- Title: PERU: PRESIDENTIAL CAMPAIGN CANDIDATES WIND UP CAMPAIGNS AS PERU GOES TO POLLS.
- Date: 5th April 1995
- Summary: MOQUEGUA, CUZCO AND LIMA, PERU (APRIL 5, 1995) (RTV - ACCESS ALL) MOQUEGUA 1. SLV PERUVIAN PRESIDENT ALBERTO FUJIMORI ARRIVING BY HELICOPTER/SV BEING GREETED (2 SHOTS) 0.13 2. SV/VARIOUS FUJIMORI HOLDING UP FISH/ FUJIMORI DANCING (5 SHOTS) 0.43 CUZCO 3. SV FORMER UNITED NATIONS SECRETARY GENERAL JAVIER
- Embargoed: 20th April 1995 13:00
- Keywords:
- Location: CUZCO, MOQUEGUA AND LIMA, PERU
- City:
- Country: LATIN AMERICA Peru
- Reuters ID: LVA8J96SI5ILMMK0TSZ7Y1GCT12C
- Story Text: Candidates for Sunday's presidential election in Peru were winding up their campaigns on Wednesday (April 5) as the people registered to vote.
President Alberto Fujimori campaigned in Moquegua, in the country's south. He flew there by helicopter to christen the Pasto Grande water project, the first hydro-electric plant in the area.
In keeping with his habitual spontaneity, the president took part in celebratory dancing.
Meanwhile, in Cuzco, former United Nations secretary general, Javier Perez de Cuellar, who has been placed second in the polls, wrapped up his campaign to a crowd of more than 15,000 supporters.

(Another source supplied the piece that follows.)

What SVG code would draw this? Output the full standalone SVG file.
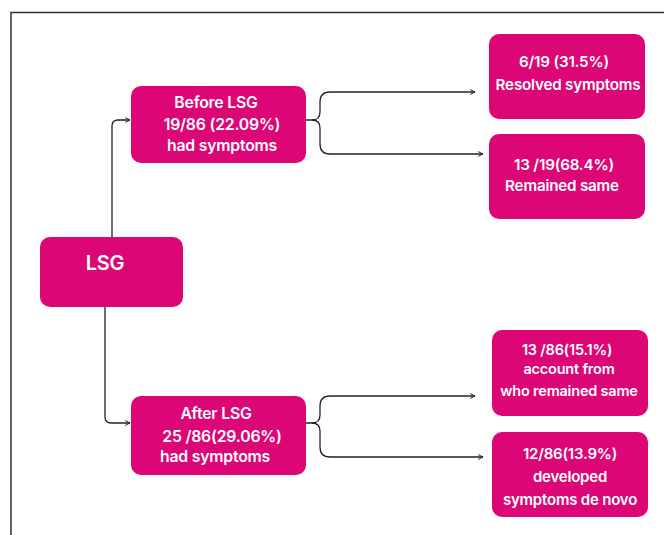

"Isn't it humiliating for Peru to be the only non-democratic country in Latin America?" Perez de Cuellar told the crowd. He said later in a television interview Cuba was another exception.
"On April 9, you can choose between democracy and authoritarianism. With this vote, you can liberate Peru," the 75-year-old diplomat told the meeting in the city 250 miles (400 km) southeast of Lima.
Three years ago on Wednesday, Fujimori closed an opposition-controlled Congress and declared emergency rule, saying he needed a strong hand to wipe out two guerrilla insurgencies and push through free-market economic reforms.
His party won congressional elections in late 1992 and wrote a new constitution allowing his re-election.
Susy Diaz, an exotic dancer and one of the contest's more colourful candidates campaigned brought her campaign for a congressional seat to central Lima. Although the crowd she attracted was composed almost entirely of men, Diaz said that if elected she would be a strong advocate of womens' rights.
Elsewhere in Lima, hundreds of people queued up to either renew or replace their voter registration cards. Voting is obligatory in Peru and those who abstain face fines.
Some 12.4 million voters are due to go to the polls on Sunday to elect a president, two vice-presidents and 120 members of congress.
Fujimori, who is a son of Japanese immigrants, was far ahead in the latest opinion polls but pollsters said his support had slipped and he may have to face a second round if he did not garner 50 percent of the valid vote.